* Start *

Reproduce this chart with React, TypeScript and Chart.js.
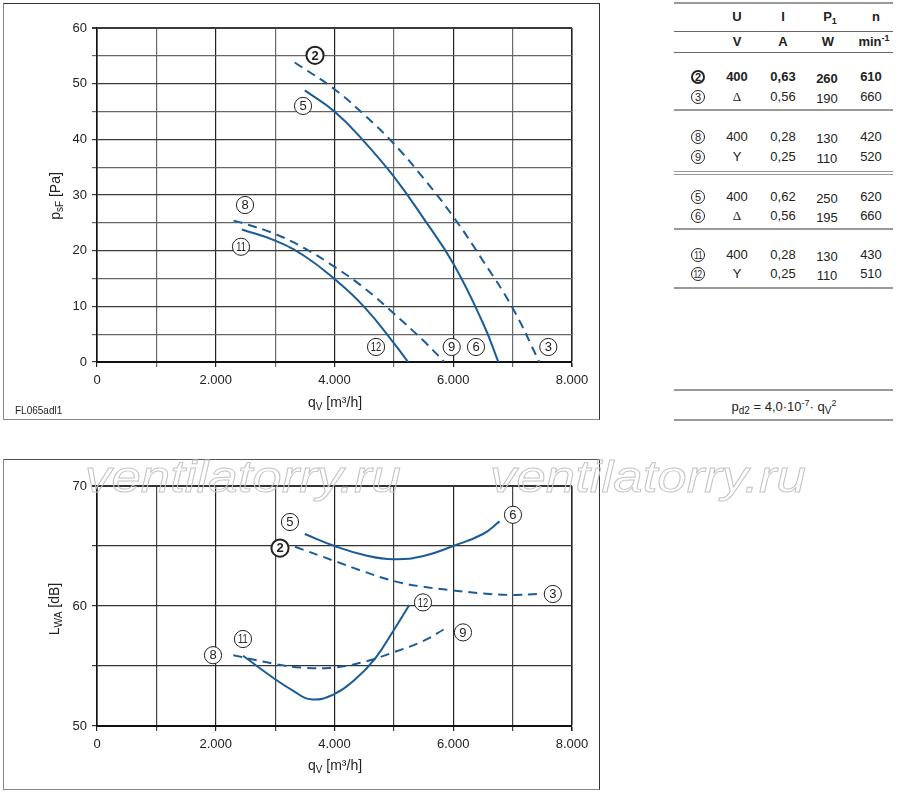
import React, { useEffect, useRef } from 'react';
import { Chart, registerables } from 'chart.js';

Chart.register(...registerables);
Chart.defaults.font.family = '"Liberation Sans", Arial, sans-serif';

const BLUE = '#1a5b98';
const FONT = '"Liberation Sans", Arial, sans-serif';

// ---- Top chart: static pressure p_sF [Pa] vs q_V [m³/h]
const P_Q_2 = [3330, 4000, 4500, 5000, 5500, 6000, 6500, 7000, 7450];
const P_V_2 = [53.8, 49.0, 44.4, 39.2, 33.0, 26.1, 18.2, 9.7, 0];
const P_Q_5 = [3500, 4000, 4500, 5000, 5500, 6000, 6500, 6760];
const P_V_5 = [48.8, 45.0, 39.6, 33.3, 25.8, 17.7, 7.0, 0];
const P_Q_8 = [2300, 2500, 3000, 3500, 4000, 4500, 5000, 5500, 5850];
const P_V_8 = [25.4, 24.8, 23.0, 20.4, 17.1, 13.3, 8.7, 3.8, 0];
const P_Q_11 = [2440, 3000, 3500, 4000, 4500, 5000, 5240];
const P_V_11 = [23.8, 21.8, 19.0, 14.9, 9.9, 3.4, 0];

const P_LABEL_TEXT = ['2', '5', '8', '11', '12', '9', '6', '3'];
const P_LABEL_Q = [3672, 3470, 2493, 2425, 4700, 5974, 6383, 7601];
const P_LABEL_V = [55.1, 46.0, 28.2, 20.7, 2.7, 2.7, 2.7, 2.7];

// ---- Bottom chart: sound power L_WA [dB] vs q_V [m³/h]
const L_Q_2 = [3335, 4000, 4500, 5000, 5500, 6000, 6500, 7000, 7440];
const L_V_2 = [64.94, 63.75, 62.86, 62.08, 61.6, 61.3, 61.05, 60.92, 61.0];
const L_Q_5 = [3500, 4000, 4500, 5000, 5500, 6000, 6500, 6780];
const L_V_5 = [66.0, 65.0, 64.25, 63.9, 64.17, 65.0, 66.0, 67.05];
const L_Q_8 = [2296, 3000, 3500, 4000, 4500, 5000, 5500, 5860];
const L_V_8 = [55.9, 55.17, 54.85, 54.88, 55.35, 56.15, 57.1, 58.1];
const L_Q_11 = [2460, 3000, 3300, 3600, 4000, 4350, 4680, 5000, 5260];
const L_V_11 = [55.85, 53.9, 52.95, 52.22, 52.67, 53.9, 55.6, 58.0, 60.08];

const L_LABEL_TEXT = ['5', '2', '6', '3', '12', '9', '11', '8'];
const L_LABEL_Q = [3250, 3082, 7006, 7677, 5490, 6164, 2458, 1954];
const L_LABEL_V = [67.0, 64.83, 67.6, 61.0, 60.3, 57.8, 57.25, 55.9];

// ---- Table
const TABLE_IDS = ['2', '3', '8', '9', '5', '6', '11', '12'];
const TABLE_U = ['400', 'Δ', '400', 'Y', '400', 'Δ', '400', 'Y'];
const TABLE_I = ['0,63', '0,56', '0,28', '0,25', '0,62', '0,56', '0,28', '0,25'];
const TABLE_P1 = ['260', '190', '130', '110', '250', '195', '130', '110'];
const TABLE_N = ['610', '660', '420', '520', '620', '660', '430', '510'];

const X_TICK_VALUES_LABELED = [0, 2000, 4000, 6000, 8000];

function fmtQ(v: number) {
  if (!X_TICK_VALUES_LABELED.includes(v)) return '';
  return v === 0 ? '0' : `${v / 1000}.000`;
}

type Series = { q: number[]; v: number[]; dashed: boolean };
type Label = { text: string; q: number; v: number; bold: boolean };

function labelPlugin(items: Label[]) {
  return {
    id: 'circleLabels',
    afterDatasetsDraw(chart: any) {
      const { ctx } = chart;
      const xs = chart.scales.x;
      const ys = chart.scales.y;
      items.forEach((it) => {
        const px = xs.getPixelForValue(it.q);
        const py = ys.getPixelForValue(it.v);
        ctx.save();
        ctx.beginPath();
        ctx.arc(px, py, 8.6, 0, Math.PI * 2);
        ctx.fillStyle = '#fff';
        ctx.fill();
        ctx.lineWidth = it.bold ? 2 : 1;
        ctx.strokeStyle = '#222';
        ctx.stroke();
        ctx.fillStyle = '#222';
        ctx.textAlign = 'center';
        ctx.textBaseline = 'middle';
        ctx.font = `${it.bold ? 'bold ' : ''}13px ${FONT}`;
        ctx.translate(px, py + 0.7);
        if (it.text.length > 1) ctx.scale(0.72, 1);
        ctx.fillText(it.text, 0, 0);
        ctx.restore();
      });
    },
  };
}

function buildConfig(p: {
  series: Series[];
  labels: Label[];
  yMin: number;
  yMax: number;
  padTop: number;
  xAxisH: number;
  yColor: (v: number) => string;
  xColor: (v: number) => string;
}): any {
  return {
    type: 'scatter',
    data: {
      datasets: p.series.map((s) => ({
        data: s.q.map((q, i) => ({ x: q, y: s.v[i] })),
        showLine: true,
        borderColor: BLUE,
        borderWidth: 2,
        borderDash: s.dashed ? [9, 6] : [],
        pointRadius: 0,
        tension: 0.45,
        fill: false,
      })),
    },
    options: {
      responsive: false,
      animation: false,
      events: [],
      layout: { padding: { left: 0, right: 28, top: p.padTop, bottom: 0 } },
      plugins: { legend: { display: false }, tooltip: { enabled: false } },
      scales: {
        x: {
          type: 'linear',
          min: 0,
          max: 8000,
          afterFit: (s: any) => {
            s.height = p.xAxisH;
          },
          ticks: {
            stepSize: 1000,
            autoSkip: false,
            maxRotation: 0,
            padding: 6,
            color: '#222',
            font: { size: 13 },
            callback: (v: any) => fmtQ(Number(v)),
          },
          grid: {
            color: (c: any) => p.xColor(c.tick ? c.tick.value : 0),
            tickColor: (c: any) => p.xColor(c.tick ? c.tick.value : 0),
            lineWidth: (c: any) => (c.tick && c.tick.value === 8000 ? 1.6 : 1.2),
            tickLength: 5,
          },
          border: { color: '#111', width: 2 },
        },
        y: {
          type: 'linear',
          min: p.yMin,
          max: p.yMax,
          afterFit: (s: any) => {
            s.width = 94;
          },
          ticks: {
            stepSize: 5,
            autoSkip: false,
            padding: 5,
            color: '#222',
            font: { size: 13 },
            callback: (v: any) => (Number(v) % 10 === 0 ? String(v) : ''),
          },
          grid: {
            color: (c: any) => p.yColor(c.tick ? c.tick.value : 0),
            tickColor: (c: any) => p.yColor(c.tick ? c.tick.value : 0),
            lineWidth: (c: any) => (c.tick && c.tick.value === p.yMax ? 2 : 1.2),
            tickLength: 5,
          },
          border: { color: '#111', width: 1.6 },
        },
      },
    },
    plugins: [labelPlugin(p.labels)],
  };
}

function makeLabels(t: string[], q: number[], v: number[]): Label[] {
  return t.map((text, i) => ({ text, q: q[i], v: v[i], bold: text === '2' }));
}

const abs = (left: number, top: number, extra: React.CSSProperties = {}): React.CSSProperties => ({
  position: 'absolute',
  left,
  top,
  ...extra,
});

function Circ({ id, size = 14 }: { id: string; size?: number }) {
  const bold = id === '2';
  return (
    <span
      style={{
        display: 'inline-flex',
        alignItems: 'center',
        justifyContent: 'center',
        width: size,
        height: size,
        borderRadius: '50%',
        border: `${bold ? 2 : 1}px solid #222`,
        boxSizing: 'border-box',
        fontSize: 11,
        fontWeight: bold ? 'bold' : 'normal',
        lineHeight: 1,
      }}
    >
      <span style={{ display: 'inline-block', transform: id.length > 1 ? 'scaleX(0.75)' : 'none', letterSpacing: id.length > 1 ? -0.5 : 0 }}>
        {id}
      </span>
    </span>
  );
}

function CText({ cx, cy, children, w = 80, style = {} }: any) {
  return (
    <div
      style={{
        position: 'absolute',
        left: cx - w / 2,
        top: cy - 8,
        width: w,
        height: 16,
        lineHeight: '16px',
        textAlign: 'center',
        whiteSpace: 'nowrap',
        ...style,
      }}
    >
      {children}
    </div>
  );
}

function HLine({ y, h = 1, color = '#888' }: { y: number; h?: number; color?: string }) {
  return <div style={abs(674, y, { width: 219, height: h, background: color })} />;
}

const ROW_Y = [77, 97, 137, 157, 197, 216, 255, 274];

export default function App() {
  const topRef = useRef<HTMLCanvasElement>(null);
  const botRef = useRef<HTMLCanvasElement>(null);

  useEffect(() => {
    const top = new Chart(
      topRef.current as HTMLCanvasElement,
      buildConfig({
        series: [
          { q: P_Q_2, v: P_V_2, dashed: true },
          { q: P_Q_5, v: P_V_5, dashed: false },
          { q: P_Q_8, v: P_V_8, dashed: true },
          { q: P_Q_11, v: P_V_11, dashed: false },
        ],
        labels: makeLabels(P_LABEL_TEXT, P_LABEL_Q, P_LABEL_V),
        yMin: 0,
        yMax: 60,
        padTop: 25,
        xAxisH: 58,
        yColor: (v) => (v % 10 === 0 ? '#3a3a3a' : '#666'),
        xColor: (v) => (v % 2000 === 0 ? '#222' : '#6a6a6a'),
      })
    );
    const bot = new Chart(
      botRef.current as HTMLCanvasElement,
      buildConfig({
        series: [
          { q: L_Q_2, v: L_V_2, dashed: true },
          { q: L_Q_5, v: L_V_5, dashed: false },
          { q: L_Q_8, v: L_V_8, dashed: true },
          { q: L_Q_11, v: L_V_11, dashed: false },
        ],
        labels: makeLabels(L_LABEL_TEXT, L_LABEL_Q, L_LABEL_V),
        yMin: 50,
        yMax: 70,
        padTop: 27,
        xAxisH: 64,
        yColor: () => '#333',
        xColor: (v) => (v % 2000 === 0 ? '#222' : '#444'),
      })
    );
    return () => {
      top.destroy();
      bot.destroy();
    };
  }, []);

  const sub: React.CSSProperties = { fontSize: 10, position: 'relative', top: 3, lineHeight: 0 };
  const sup: React.CSSProperties = { fontSize: 9, position: 'relative', top: -5, lineHeight: 0 };
  const waterStyle: React.CSSProperties = {
    fontFamily: FONT,
    fontStyle: 'italic',
    fontSize: 44,
    lineHeight: '44px',
    color: 'transparent',
    WebkitTextStroke: '0.9px #c4c4c4',
    whiteSpace: 'nowrap',
    transform: 'scaleX(1.2)',
    transformOrigin: 'left top',
    pointerEvents: 'none',
  } as any;

  return (
    <div
      style={{
        position: 'absolute',
        left: 0,
        top: 0,
        width: 900,
        height: 797,
        background: '#fff',
        fontFamily: FONT,
        color: '#222',
        fontSize: 13,
        overflow: 'hidden',
      }}
    >
      {/* top chart */}
      <canvas ref={topRef} width={597} height={417} style={abs(3, 3, { width: 597, height: 417 })} />
      <div
        style={abs(3, 3, {
          width: 597,
          height: 417,
          boxSizing: 'border-box',
          borderTop: '1.5px solid #333',
          borderRight: '1.5px solid #333',
          borderLeft: '1.5px solid #888',
          borderBottom: '1.5px solid #888',
        })}
      />
      <CText cx={335} cy={402} w={120} style={{ fontSize: 14 }}>
        q<span style={sub}>V</span> [m³/h]
      </CText>
      <div
        style={abs(55, 196, {
          transform: 'translate(-50%, -50%) rotate(-90deg)',
          whiteSpace: 'nowrap',
          fontSize: 14,
        })}
      >
        p<span style={sub}>sF</span> [Pa]
      </div>
      <div style={abs(15, 405, { fontSize: 10 })}>FL065adl1</div>

      {/* bottom chart */}
      <canvas ref={botRef} width={597} height={331} style={abs(3, 459, { width: 597, height: 331 })} />
      <div
        style={abs(3, 459, {
          width: 597,
          height: 331,
          boxSizing: 'border-box',
          borderTop: '1.5px solid #555',
          borderRight: '1.5px solid #333',
          borderLeft: '1.5px solid #888',
          borderBottom: '1.5px solid #888',
        })}
      />
      <CText cx={335} cy={765} w={120} style={{ fontSize: 14 }}>
        q<span style={sub}>V</span> [m³/h]
      </CText>
      <div
        style={abs(54, 609, {
          transform: 'translate(-50%, -50%) rotate(-90deg)',
          whiteSpace: 'nowrap',
          fontSize: 14,
        })}
      >
        L<span style={sub}>WA</span> [dB]
      </div>

      {/* watermark */}
      <div style={abs(85, 455, waterStyle)}>ventilatorry.ru</div>
      <div style={abs(490, 455, waterStyle)}>ventilatorry.ru</div>

      {/* table */}
      <HLine y={2} h={2} color="#999" />
      <CText cx={737} cy={17} style={{ fontWeight: 'bold' }}>U</CText>
      <CText cx={783} cy={17} style={{ fontWeight: 'bold' }}>I</CText>
      <CText cx={830} cy={17} style={{ fontWeight: 'bold' }}>
        P<span style={{ fontSize: 9, position: 'relative', top: 3, lineHeight: 0 }}>1</span>
      </CText>
      <CText cx={876} cy={17} style={{ fontWeight: 'bold' }}>n</CText>
      <HLine y={31} h={1} color="#666" />
      <CText cx={737} cy={42} style={{ fontWeight: 'bold' }}>V</CText>
      <CText cx={783} cy={42} style={{ fontWeight: 'bold' }}>A</CText>
      <CText cx={828} cy={42} style={{ fontWeight: 'bold' }}>W</CText>
      <CText cx={874} cy={42} style={{ fontWeight: 'bold' }}>
        min<span style={sup}>-1</span>
      </CText>
      <HLine y={52} h={1} color="#666" />
      {TABLE_IDS.map((id, i) => {
        const y = ROW_Y[i];
        const bold = i === 0 ? { fontWeight: 'bold' } : {};
        const uStyle =
          TABLE_U[i] === 'Δ' ? { fontFamily: '"Liberation Serif", "DejaVu Serif", serif', fontSize: 13 } : {};
        return (
          <React.Fragment key={id}>
            <div style={abs(691, y - 7, { width: 14, height: 14, display: 'flex' })}>
              <Circ id={id} />
            </div>
            <CText cx={737} cy={y} style={{ ...bold, ...uStyle }}>{TABLE_U[i]}</CText>
            <CText cx={783} cy={y} style={bold}>{TABLE_I[i]}</CText>
            <CText cx={827} cy={y + 1.5} style={bold}>{TABLE_P1[i]}</CText>
            <CText cx={871} cy={y} style={bold}>{TABLE_N[i]}</CText>
          </React.Fragment>
        );
      })}
      <HLine y={109} h={2} color="#999" />
      <HLine y={171} h={1} color="#999" />
      <HLine y={174} h={1} color="#999" />
      <HLine y={228} h={2} color="#999" />
      <HLine y={287} h={2} color="#999" />
      <HLine y={389} h={2} color="#999" />
      <CText cx={784} cy={407} w={160}>
        p<span style={sub}>d2</span> = 4,0·10<span style={sup}>-7</span>· q<span style={sub}>V</span>
        <span style={sup}>2</span>
      </CText>
      <HLine y={419} h={2} color="#999" />
    </div>
  );
}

* End *

§ **To be done**
Search the lines above for the string "React" and copy each line that has it.

§ **Worked solution**
Reproduce this chart with React, TypeScript and Chart.js.
import React, { useEffect, useRef } from 'react';
const abs = (left: number, top: number, extra: React.CSSProperties = {}): React.CSSProperties => ({
  const sub: React.CSSProperties = { fontSize: 10, position: 'relative', top: 3, lineHeight: 0 };
  const sup: React.CSSProperties = { fontSize: 9, position: 'relative', top: -5, lineHeight: 0 };
  const waterStyle: React.CSSProperties = {
          <React.Fragment key={id}>
          </React.Fragment>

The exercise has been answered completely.